[Charts and diagrams as code]

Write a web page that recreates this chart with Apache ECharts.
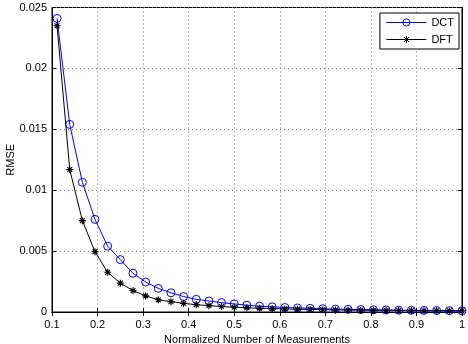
<!DOCTYPE html>
<html><head><meta charset="utf-8">
<script src="https://cdn.jsdelivr.net/npm/echarts@6/dist/echarts.min.js"></script>
<style>html,body{margin:0;padding:0;background:#fff}#c{width:468px;height:344px}</style>
</head><body><div id="c"></div>
<script>
const xValues = [0.1111,0.1389,0.1667,0.1944,0.2222,0.25,0.2778,0.3056,0.3333,0.3611,0.3889,0.4167,0.4444,0.4722,0.5,0.5278,0.5556,0.5833,0.6111,0.6389,0.6667,0.6944,0.7222,0.75,0.7778,0.8056,0.8333,0.8611,0.8889,0.9167,0.9444,0.9722,1.0];
const dct = [0.0241,0.0154,0.01065,0.0076,0.0054,0.0043,0.00318,0.00246,0.00194,0.00158,0.00127,0.00104,0.0009,0.00077,0.00066,0.00056,0.00048,0.00042,0.00037,0.00033,0.0003,0.00027,0.00024,0.00022,0.0002,0.00018,0.00017,0.00015,0.00014,0.00013,0.00012,0.00011,0.0001];
const dft = [0.0235,0.0117,0.0075,0.00495,0.00326,0.00237,0.00176,0.00132,0.001,0.00085,0.00071,0.0006,0.00052,0.00045,0.00039,0.00035,0.00031,0.00028,0.00025,0.00023,0.00021,0.00019,0.00017,0.00016,0.00015,0.00014,0.00013,0.00012,0.00011,0.0001,0.0001,0.00009,0.00009];
const seriesNames = ['DCT','DFT'];
const xName = 'Normalized Number of Measurements';
const yName = 'RMSE';

const font = 'Liberation Sans';
const star = 'path://M0,-10L0,10M-10,0L10,0M-7,-7L7,7M-7,7L7,-7';
const chart = echarts.init(document.getElementById('c'), null, {renderer:'canvas'});
const split = {show:true, lineStyle:{color:'#777', type:[1,3], width:1}};
const lab = {color:'#000', fontFamily:font, fontSize:11};
chart.setOption({
  animation:false,
  backgroundColor:'#fff',
  grid:{left:52, right:6, top:7.5, bottom:32, containLabel:false, outerBoundsMode:'none', show:true, borderColor:'#000', borderWidth:1},
  legend:{
    right:9, top:13, orient:'vertical', backgroundColor:'#fff', borderColor:'#000', borderWidth:1,
    padding:[4,5,4,6], itemWidth:40, itemHeight:9, itemGap:6,
    lineStyle:{width:1},
    itemStyle:{borderWidth:1},
    textStyle:{color:'#000', fontFamily:font, fontSize:11},
    data:seriesNames
  },
  xAxis:[{
    type:'value', min:0.1, max:1, interval:0.1, position:'bottom',
    axisLine:{show:true, lineStyle:{color:'#000'}},
    axisTick:{show:true, inside:true, length:4, lineStyle:{color:'#000'}},
    axisLabel:Object.assign({margin:7}, lab),
    splitLine:split,
    name:xName, nameLocation:'middle', nameGap:20, nameTextStyle:lab
  },{
    type:'value', min:0.1, max:1, interval:0.1, position:'top',
    axisLine:{show:true, lineStyle:{color:'#000'}},
    axisTick:{show:true, inside:true, length:4, lineStyle:{color:'#000'}},
    axisLabel:{show:false}, splitLine:{show:false}
  }],
  yAxis:[{
    type:'value', min:0, max:0.025, interval:0.005, position:'left',
    axisLine:{show:true, lineStyle:{color:'#000'}},
    axisTick:{show:true, inside:true, length:4, lineStyle:{color:'#000'}},
    axisLabel:Object.assign({margin:5}, lab),
    splitLine:split,
    name:yName, nameLocation:'middle', nameGap:36, nameMoveOverlap:false, nameTextStyle:lab
  },{
    type:'value', min:0, max:0.025, interval:0.005, position:'right',
    axisLine:{show:true, lineStyle:{color:'#000'}},
    axisTick:{show:true, inside:true, length:4, lineStyle:{color:'#000'}},
    axisLabel:{show:false}, splitLine:{show:false}
  }],
  series:[{
    name:seriesNames[0], type:'line', xAxisIndex:0, yAxisIndex:0,
    data:xValues.map((x,i)=>[x,dct[i]]),
    symbol:'circle', symbolSize:8, showAllSymbol:true,
    lineStyle:{color:'#0000ff', width:1},
    itemStyle:{color:'rgba(0,0,0,0)', borderColor:'#0000ff', borderWidth:1}
  },{
    name:seriesNames[1], type:'line', xAxisIndex:0, yAxisIndex:0,
    data:xValues.map((x,i)=>[x,dft[i]]),
    symbol:star, symbolSize:7, showAllSymbol:true,
    lineStyle:{color:'#000', width:1},
    itemStyle:{color:'#000', borderColor:'#000', borderWidth:1.1}
  }]
});
</script></body></html>
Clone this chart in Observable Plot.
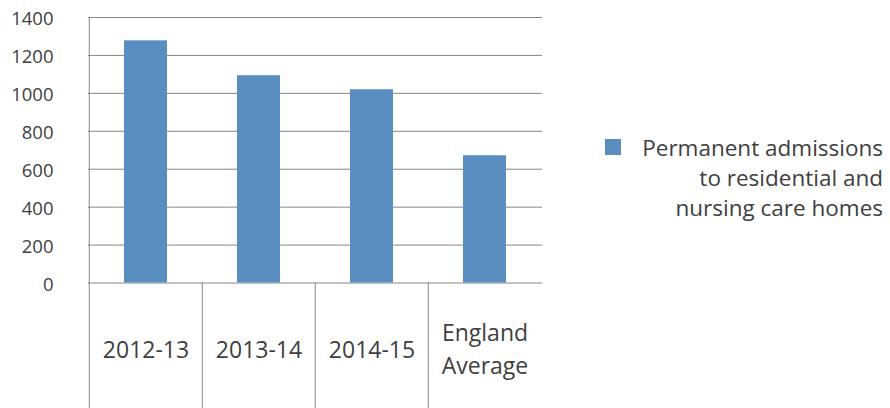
<!DOCTYPE html>
<html><head><meta charset="utf-8">
<script src="https://cdn.jsdelivr.net/npm/d3@7"></script>
<script src="https://cdn.jsdelivr.net/npm/@observablehq/plot@0.6"></script>
<style>
body{margin:0;background:#fff;}
#wrap{position:relative;width:890px;height:408px;font-family:"Open Sans",sans-serif;overflow:hidden;}
#legend{position:absolute;left:605px;top:133px;width:278px;height:100px;}
#legend .swatch{position:absolute;left:0;top:6px;width:16px;height:16px;}
#legend .label{position:absolute;right:0;top:0;text-align:right;font-size:22.5px;line-height:30px;color:#404040;white-space:pre;}
</style></head><body><div id="wrap"></div>
<script>
const categories = ["2012-13", "2013-14", "2014-15", "England Average"];
const categoryLabels = ["2012-13", "2013-14", "2014-15", "England\nAverage"];
const admissions = [1277, 1093, 1019, 671];
const yTicks = [0, 200, 400, 600, 800, 1000, 1200, 1400];
const legendLines = ["Permanent admissions", "to residential and", "nursing care homes"];

const barColor = "#5a8dc0";
const gridColor = "#868686";
const textColor = "#404040";

const data = categories.map((c, i) => ({category: c, label: categoryLabels[i], value: admissions[i]}));

const W = 890, H = 408, mL = 88, mR = 348, mT = 17, mB = 125.5;
const xs = Plot.scale({x: {type: "band", domain: categories, range: [mL, W - mR], paddingInner: 0.62, paddingOuter: 0.31}});
const step = xs.step;

const chart = Plot.plot({
  width: W, height: H,
  marginLeft: mL, marginRight: mR, marginTop: mT, marginBottom: mB,
  style: {fontFamily: "'Open Sans', sans-serif", background: "#fff", overflow: "visible"},
  x: {domain: categories, paddingInner: 0.62, paddingOuter: 0.31, axis: null},
  y: {domain: [0, 1400], axis: null},
  marks: [
    Plot.gridY(yTicks, {stroke: gridColor, strokeOpacity: 1, strokeWidth: 1}),
    Plot.barY(data, {x: "category", y: "value", fill: barColor}),
    Plot.axisY({ticks: yTicks, tickFormat: d => String(d), tickSize: 0, tickPadding: 35, fontSize: 18.5, color: textColor, dy: 2, label: null}),
    Plot.ruleX(categories.slice(0, 1), {x: d => d, dx: -step / 2, stroke: gridColor, strokeWidth: 1}),
    Plot.tickX(categories, {x: d => d, dx: -step / 2, stroke: gridColor, strokeWidth: 1, insetTop: H - mT - mB, insetBottom: -mB}),
    Plot.text(data, {x: "category", text: "label", frameAnchor: "bottom", dy: 64, lineAnchor: "middle", lineHeight: 1.45, fontSize: 23, fill: textColor})
  ]
});
document.getElementById("wrap").appendChild(chart);

const legend = document.createElement("div");
legend.id = "legend";
const sw = document.createElement("div");
sw.className = "swatch";
sw.style.background = barColor;
legend.appendChild(sw);
const lab = document.createElement("div");
lab.className = "label";
lab.textContent = legendLines.join("\n");
legend.appendChild(lab);
document.getElementById("wrap").appendChild(legend);
</script></body></html>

**Aim**: Reproduce the whole listing word for word, setting aside any pictures.

**Full output**:
Write a web page that recreates this chart with Apache ECharts.
<!DOCTYPE html>
<html><head><meta charset="utf-8">
<script src="https://cdn.jsdelivr.net/npm/echarts@6/dist/echarts.min.js"></script>
<style>html,body{margin:0;padding:0;background:#fff}#c{width:468px;height:344px}</style>
</head><body><div id="c"></div>
<script>
const xValues = [0.1111,0.1389,0.1667,0.1944,0.2222,0.25,0.2778,0.3056,0.3333,0.3611,0.3889,0.4167,0.4444,0.4722,0.5,0.5278,0.5556,0.5833,0.6111,0.6389,0.6667,0.6944,0.7222,0.75,0.7778,0.8056,0.8333,0.8611,0.8889,0.9167,0.9444,0.9722,1.0];
const dct = [0.0241,0.0154,0.01065,0.0076,0.0054,0.0043,0.00318,0.00246,0.00194,0.00158,0.00127,0.00104,0.0009,0.00077,0.00066,0.00056,0.00048,0.00042,0.00037,0.00033,0.0003,0.00027,0.00024,0.00022,0.0002,0.00018,0.00017,0.00015,0.00014,0.00013,0.00012,0.00011,0.0001];
const dft = [0.0235,0.0117,0.0075,0.00495,0.00326,0.00237,0.00176,0.00132,0.001,0.00085,0.00071,0.0006,0.00052,0.00045,0.00039,0.00035,0.00031,0.00028,0.00025,0.00023,0.00021,0.00019,0.00017,0.00016,0.00015,0.00014,0.00013,0.00012,0.00011,0.0001,0.0001,0.00009,0.00009];
const seriesNames = ['DCT','DFT'];
const xName = 'Normalized Number of Measurements';
const yName = 'RMSE';

const font = 'Liberation Sans';
const star = 'path://M0,-10L0,10M-10,0L10,0M-7,-7L7,7M-7,7L7,-7';
const chart = echarts.init(document.getElementById('c'), null, {renderer:'canvas'});
const split = {show:true, lineStyle:{color:'#777', type:[1,3], width:1}};
const lab = {color:'#000', fontFamily:font, fontSize:11};
chart.setOption({
  animation:false,
  backgroundColor:'#fff',
  grid:{left:52, right:6, top:7.5, bottom:32, containLabel:false, outerBoundsMode:'none', show:true, borderColor:'#000', borderWidth:1},
  legend:{
    right:9, top:13, orient:'vertical', backgroundColor:'#fff', borderColor:'#000', borderWidth:1,
    padding:[4,5,4,6], itemWidth:40, itemHeight:9, itemGap:6,
    lineStyle:{width:1},
    itemStyle:{borderWidth:1},
    textStyle:{color:'#000', fontFamily:font, fontSize:11},
    data:seriesNames
  },
  xAxis:[{
    type:'value', min:0.1, max:1, interval:0.1, position:'bottom',
    axisLine:{show:true, lineStyle:{color:'#000'}},
    axisTick:{show:true, inside:true, length:4, lineStyle:{color:'#000'}},
    axisLabel:Object.assign({margin:7}, lab),
    splitLine:split,
    name:xName, nameLocation:'middle', nameGap:20, nameTextStyle:lab
  },{
    type:'value', min:0.1, max:1, interval:0.1, position:'top',
    axisLine:{show:true, lineStyle:{color:'#000'}},
    axisTick:{show:true, inside:true, length:4, lineStyle:{color:'#000'}},
    axisLabel:{show:false}, splitLine:{show:false}
  }],
  yAxis:[{
    type:'value', min:0, max:0.025, interval:0.005, position:'left',
    axisLine:{show:true, lineStyle:{color:'#000'}},
    axisTick:{show:true, inside:true, length:4, lineStyle:{color:'#000'}},
    axisLabel:Object.assign({margin:5}, lab),
    splitLine:split,
    name:yName, nameLocation:'middle', nameGap:36, nameMoveOverlap:false, nameTextStyle:lab
  },{
    type:'value', min:0, max:0.025, interval:0.005, position:'right',
    axisLine:{show:true, lineStyle:{color:'#000'}},
    axisTick:{show:true, inside:true, length:4, lineStyle:{color:'#000'}},
    axisLabel:{show:false}, splitLine:{show:false}
  }],
  series:[{
    name:seriesNames[0], type:'line', xAxisIndex:0, yAxisIndex:0,
    data:xValues.map((x,i)=>[x,dct[i]]),
    symbol:'circle', symbolSize:8, showAllSymbol:true,
    lineStyle:{color:'#0000ff', width:1},
    itemStyle:{color:'rgba(0,0,0,0)', borderColor:'#0000ff', borderWidth:1}
  },{
    name:seriesNames[1], type:'line', xAxisIndex:0, yAxisIndex:0,
    data:xValues.map((x,i)=>[x,dft[i]]),
    symbol:star, symbolSize:7, showAllSymbol:true,
    lineStyle:{color:'#000', width:1},
    itemStyle:{color:'#000', borderColor:'#000', borderWidth:1.1}
  }]
});
</script></body></html>
Clone this chart in Observable Plot.
<!DOCTYPE html>
<html><head><meta charset="utf-8">
<script src="https://cdn.jsdelivr.net/npm/d3@7"></script>
<script src="https://cdn.jsdelivr.net/npm/@observablehq/plot@0.6"></script>
<style>
body{margin:0;background:#fff;}
#wrap{position:relative;width:890px;height:408px;font-family:"Open Sans",sans-serif;overflow:hidden;}
#legend{position:absolute;left:605px;top:133px;width:278px;height:100px;}
#legend .swatch{position:absolute;left:0;top:6px;width:16px;height:16px;}
#legend .label{position:absolute;right:0;top:0;text-align:right;font-size:22.5px;line-height:30px;color:#404040;white-space:pre;}
</style></head><body><div id="wrap"></div>
<script>
const categories = ["2012-13", "2013-14", "2014-15", "England Average"];
const categoryLabels = ["2012-13", "2013-14", "2014-15", "England\nAverage"];
const admissions = [1277, 1093, 1019, 671];
const yTicks = [0, 200, 400, 600, 800, 1000, 1200, 1400];
const legendLines = ["Permanent admissions", "to residential and", "nursing care homes"];

const barColor = "#5a8dc0";
const gridColor = "#868686";
const textColor = "#404040";

const data = categories.map((c, i) => ({category: c, label: categoryLabels[i], value: admissions[i]}));

const W = 890, H = 408, mL = 88, mR = 348, mT = 17, mB = 125.5;
const xs = Plot.scale({x: {type: "band", domain: categories, range: [mL, W - mR], paddingInner: 0.62, paddingOuter: 0.31}});
const step = xs.step;

const chart = Plot.plot({
  width: W, height: H,
  marginLeft: mL, marginRight: mR, marginTop: mT, marginBottom: mB,
  style: {fontFamily: "'Open Sans', sans-serif", background: "#fff", overflow: "visible"},
  x: {domain: categories, paddingInner: 0.62, paddingOuter: 0.31, axis: null},
  y: {domain: [0, 1400], axis: null},
  marks: [
    Plot.gridY(yTicks, {stroke: gridColor, strokeOpacity: 1, strokeWidth: 1}),
    Plot.barY(data, {x: "category", y: "value", fill: barColor}),
    Plot.axisY({ticks: yTicks, tickFormat: d => String(d), tickSize: 0, tickPadding: 35, fontSize: 18.5, color: textColor, dy: 2, label: null}),
    Plot.ruleX(categories.slice(0, 1), {x: d => d, dx: -step / 2, stroke: gridColor, strokeWidth: 1}),
    Plot.tickX(categories, {x: d => d, dx: -step / 2, stroke: gridColor, strokeWidth: 1, insetTop: H - mT - mB, insetBottom: -mB}),
    Plot.text(data, {x: "category", text: "label", frameAnchor: "bottom", dy: 64, lineAnchor: "middle", lineHeight: 1.45, fontSize: 23, fill: textColor})
  ]
});
document.getElementById("wrap").appendChild(chart);

const legend = document.createElement("div");
legend.id = "legend";
const sw = document.createElement("div");
sw.className = "swatch";
sw.style.background = barColor;
legend.appendChild(sw);
const lab = document.createElement("div");
lab.className = "label";
lab.textContent = legendLines.join("\n");
legend.appendChild(lab);
document.getElementById("wrap").appendChild(legend);
</script></body></html>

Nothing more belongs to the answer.